Howard said this week he is open to some cost sharing. “It doesn’t make sense to be so rigid, that we’re not open to ideas,” he said. “As long as the insulin manufacturers are the key responsible funding entity, I’m open to some level of other resources being included.”

‘It hits people in the gut’

While Pratt said he too was open to talking about the details with task force members, he said the issue needed to get away from politics. “What I have been really upset with is the hyper-politicization of this issue,” he said. “Forgive me if I try to step away from some of that so I can try to work through it without the noise, the rhetoric, the attacks.” 

DFLers, however, are convinced that the political pressure brought by them and diabetes advocates is what caused the Senate GOP to move toward some form of industry funding. Being tied to the pharmaceutical industry remains political poison, and Republicans have been sensitive to accusations that they are uncaring about the issue — or in bed with Big Pharma. Neither presents good political optics, and Republicans’ efforts to call attention to drug supply changes already passed — or to the idea that the insulin program needed more work — weren’t enough to change them.

This week, GOP lawmakers have been distancing themselves from a controversial video by Rep. Jeremy Munson, a Republican from Lake Crystal who is a member of the four-person New Republican Caucus. In it, he says he purchased $25-per-vial insulin at Walmart and suggested diabetics in need had that option.

But diabetics and their physicians said that product is an older formulation of insulin that doesn’t work well for many diabetics. Thursday, Munson was criticised by both DFL Rep. Laurie Halverson of Eagan — herself a type 1 diabetic — and GOP Rep. Mary Franson of Alexandria.

“Don’t pretend to understand what we live with every single day and then legislate based on that,” Halverson said.

“We should not practice medicine as a Legislature,” said Franson. “And we should never mandate a product. That should be left between the doctor and the individual in the clinic room.”

Howard said earlier this week that he has heard complaints from some Republicans about the way the issue has been made political and emotional. But he said the politics are driven by the way the issue affects diabetics and their families.“It hits people in the gut,” he said. “That is what has raised the temperature of this issue and that is what have made people uncomfortable.”

He said he thinks the Senate is responding to political pressure brought by families. “That part has been necessary and will continue to be necessary to drive us toward getting something done,” Howard said.
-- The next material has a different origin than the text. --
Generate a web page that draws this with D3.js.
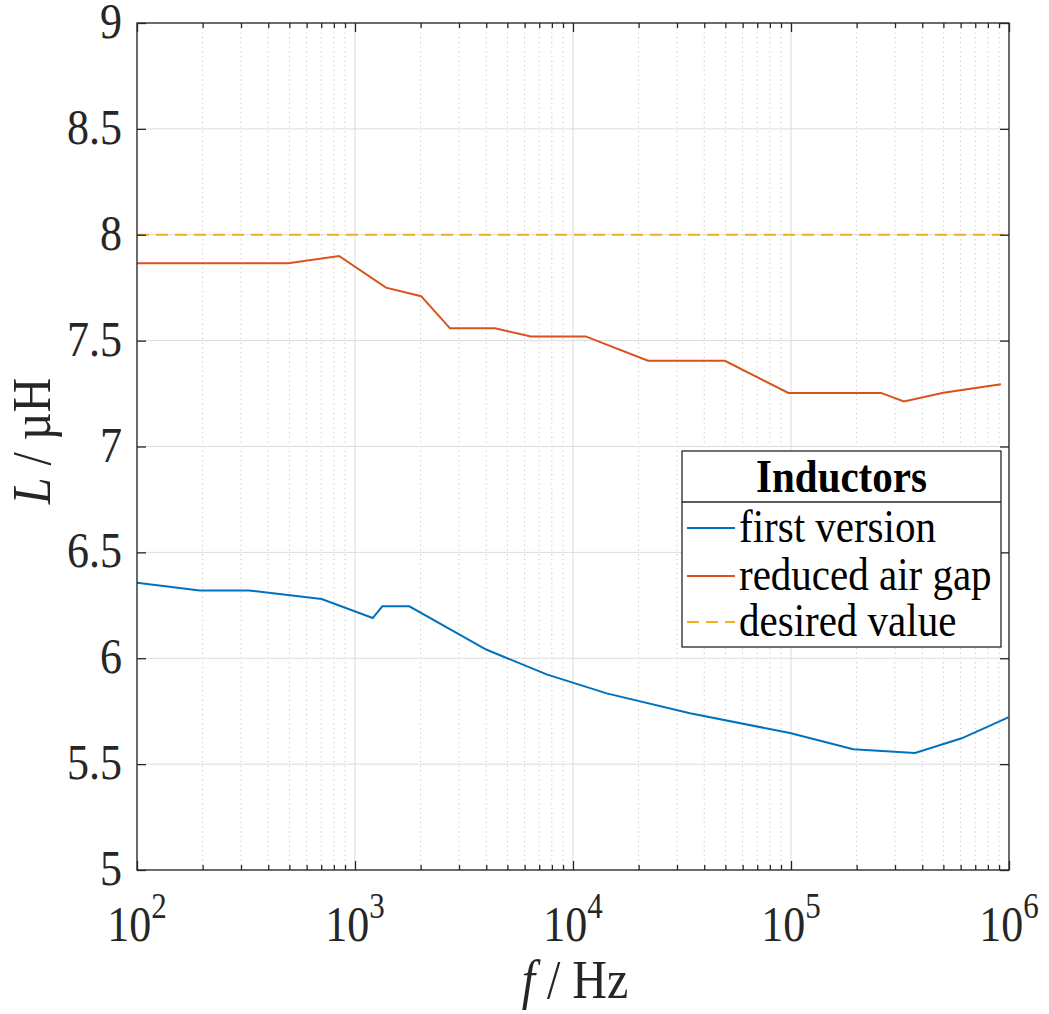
<!DOCTYPE html>
<html><head><meta charset="utf-8">
<script src="https://cdn.jsdelivr.net/npm/d3@7"></script>
<style>body{margin:0;background:#fff}</style>
</head><body>
<svg id="c" width="1049" height="1014"></svg>
<script>
// ---- data ----
const freqFirst = [100, 194, 326, 703, 1206, 1334, 1775, 4018, 7570, 14280, 34400, 98900, 193000, 370600, 606700, 993000];
const valFirst  = [6.357, 6.32, 6.32, 6.28, 6.19, 6.245, 6.245, 6.04, 5.924, 5.834, 5.74, 5.647, 5.57, 5.553, 5.622, 5.721];
const freqReduced = [100, 494, 845, 1387, 2010, 2728, 4385, 6400, 11430, 22080, 49770, 97300, 258800, 329600, 500000, 918000];
const valReduced  = [7.865, 7.865, 7.90, 7.75, 7.71, 7.558, 7.558, 7.52, 7.52, 7.405, 7.405, 7.253, 7.253, 7.213, 7.254, 7.294];
const desiredValue = 8;
const yTickValues = [5, 5.5, 6, 6.5, 7, 7.5, 8, 8.5, 9];
const xTickExponents = [2, 3, 4, 5, 6];
const seriesNames = ["first version", "reduced air gap", "desired value"];
const legendTitle = "Inductors";

// ---- layout ----
const L = 137, R = 1009, T = 23, B = 870;
const svg = d3.select("#c");
const font = "'Liberation Serif', 'Times New Roman', serif";
const SX = 0.87, FS = 1 / 0.87; // narrow, tall Times look
const x = d3.scaleLog().domain([1e2, 1e6]).range([L, R]);
const y = d3.scaleLinear().domain([5, 9]).range([B, T]);
const colors = ["#0072BD", "#D95319", "#EDB120"];
const axisColor = "#262626";

function stext(parent, px, py, size, anchor, rot) {
  return parent.append("text")
    .attr("transform", `translate(${px},${py})${rot ? " rotate(" + rot + ")" : ""} scale(${SX},1)`)
    .attr("text-anchor", anchor).attr("font-family", font).attr("font-size", size * FS);
}

// minor ticks
const minorX = [];
xTickExponents.slice(0, -1).forEach(e => { for (let k = 2; k <= 9; k++) minorX.push(k * Math.pow(10, e)); });
const majorX = xTickExponents.map(e => Math.pow(10, e));

const g = svg.append("g");
g.selectAll(".mg").data(minorX).enter().append("line")
  .attr("x1", d => x(d)).attr("x2", d => x(d)).attr("y1", T).attr("y2", B)
  .attr("stroke", "#c4c4c4").attr("stroke-width", 1).attr("stroke-dasharray", "1.2,3.5");
g.selectAll(".Mg").data(majorX).enter().append("line")
  .attr("x1", d => x(d)).attr("x2", d => x(d)).attr("y1", T).attr("y2", B)
  .attr("stroke", "#dcdcdc").attr("stroke-width", 1);
g.selectAll(".Yg").data(yTickValues).enter().append("line")
  .attr("x1", L).attr("x2", R).attr("y1", d => y(d)).attr("y2", d => y(d))
  .attr("stroke", "#dcdcdc").attr("stroke-width", 1);

// lines
const line = d3.line().x(d => x(d[0])).y(d => y(d[1]));
const dataFirst = freqFirst.map((f, i) => [f, valFirst[i]]);
const dataReduced = freqReduced.map((f, i) => [f, valReduced[i]]);
svg.append("path").datum(dataFirst).attr("d", line).attr("fill", "none")
  .attr("stroke", colors[0]).attr("stroke-width", 2);
svg.append("path").datum(dataReduced).attr("d", line).attr("fill", "none")
  .attr("stroke", colors[1]).attr("stroke-width", 2);
svg.append("line").attr("x1", x(1e2)).attr("x2", x(1e6)).attr("y1", y(desiredValue)).attr("y2", y(desiredValue))
  .attr("stroke", colors[2]).attr("stroke-width", 2).attr("stroke-dasharray", "12,7");

// axes box
svg.append("rect").attr("x", L).attr("y", T).attr("width", R - L).attr("height", B - T)
  .attr("fill", "none").attr("stroke", axisColor).attr("stroke-width", 1.3);

// ticks (inward, all sides)
function styleAxis(sel) {
  sel.select(".domain").remove();
  sel.selectAll(".tick line").attr("stroke", axisColor).attr("stroke-width", 1.3);
}
svg.append("g").attr("transform", `translate(0,${B})`).call(d3.axisBottom(x).tickValues(majorX).tickSize(-9).tickFormat("")).call(styleAxis);
svg.append("g").attr("transform", `translate(0,${T})`).call(d3.axisTop(x).tickValues(majorX).tickSize(-9).tickFormat("")).call(styleAxis);
svg.append("g").attr("transform", `translate(0,${B})`).call(d3.axisBottom(x).tickValues(minorX).tickSize(-5).tickFormat("")).call(styleAxis);
svg.append("g").attr("transform", `translate(0,${T})`).call(d3.axisTop(x).tickValues(minorX).tickSize(-5).tickFormat("")).call(styleAxis);
svg.append("g").attr("transform", `translate(${L},0)`).call(d3.axisLeft(y).tickValues(yTickValues).tickSize(-9).tickFormat("")).call(styleAxis);
svg.append("g").attr("transform", `translate(${R},0)`).call(d3.axisRight(y).tickValues(yTickValues).tickSize(-9).tickFormat("")).call(styleAxis);

// y tick labels
yTickValues.forEach(v => {
  stext(svg, L - 15, y(v) + 15, 44, "end").attr("fill", axisColor).text(v);
});

// x tick labels
xTickExponents.forEach(e => {
  const t = stext(svg, x(Math.pow(10, e)), 941, 44, "middle").attr("fill", axisColor);
  t.append("tspan").text("10");
  t.append("tspan").attr("dy", -23).attr("font-size", 31 * FS).text(e);
});

// axis labels
const xl = stext(svg, 575, 998, 48, "middle").attr("fill", axisColor);
xl.append("tspan").attr("font-style", "italic").text("f");
xl.append("tspan").text(" / Hz");
const yl = stext(svg, 50, 441, 48, "middle", -90).attr("fill", axisColor);
yl.append("tspan").attr("font-style", "italic").text("L");
yl.append("tspan").text(" / µH");

// legend
const lg = svg.append("g");
const lx0 = 682, ly0 = 451, lx1 = 1001, ly1 = 647, lsep = 502;
lg.append("rect").attr("x", lx0).attr("y", ly0).attr("width", lx1 - lx0).attr("height", ly1 - ly0)
  .attr("fill", "#fff").attr("stroke", axisColor).attr("stroke-width", 1.3);
lg.append("line").attr("x1", lx0).attr("x2", lx1).attr("y1", lsep).attr("y2", lsep)
  .attr("stroke", axisColor).attr("stroke-width", 1.3);
stext(lg, (lx0 + lx1) / 2, 492, 41, "middle").attr("font-weight", "bold").attr("fill", "#000").text(legendTitle);
const rowY = [528, 576, 622];
seriesNames.forEach((name, i) => {
  lg.append("line").attr("x1", 687).attr("x2", 735).attr("y1", rowY[i]).attr("y2", rowY[i])
    .attr("stroke", colors[i]).attr("stroke-width", 2)
    .attr("stroke-dasharray", i === 2 ? "12,7" : null);
  stext(lg, 739, rowY[i] + 14, 41, "start").attr("fill", "#000").text(name);
});
</script>
</body></html>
The Pratt plan could blunt accusations and attacks. “I want to state that I’m grateful that the Senate Republicans have made this issue a priority for your caucus,” Lija Greenseid, whose daughter has type 1 diabetes, told the Senate committee. “I’ll be honest. We didn’t always feel last session that you were listening to us and consequently some of you were the victims of the ferocity that as mama bears we will show if someone isn’t doing enough to protect our kids. 

Lija Greenseid, insulin advocate, testifying at the Senate Health and Human Services Finance and Policy Committee.
MinnPost photo by Peter Callaghan
Lija Greenseid, insulin advocate, testifying at the Senate Health and Human Services Finance and Policy Committee.
“While we might show our claws if we don’t think you’re with us, we’re also quick to embrace with bear hugs those who join us in this fight.”

At the end of a House hearing on the issue Thursday, Rep. Tina Liebling, DFL-Rochester, said there have been talks between House Speaker Melissa Hortman and Senate Majority Leader Paul Gazelka about appointing a joint committee of lawmakers “with decision-making authority” to see if an agreed-upon bill can be drafted. 

If that happens, a special session could still occur. The next regular session doesn’t begin until mid-February 2020.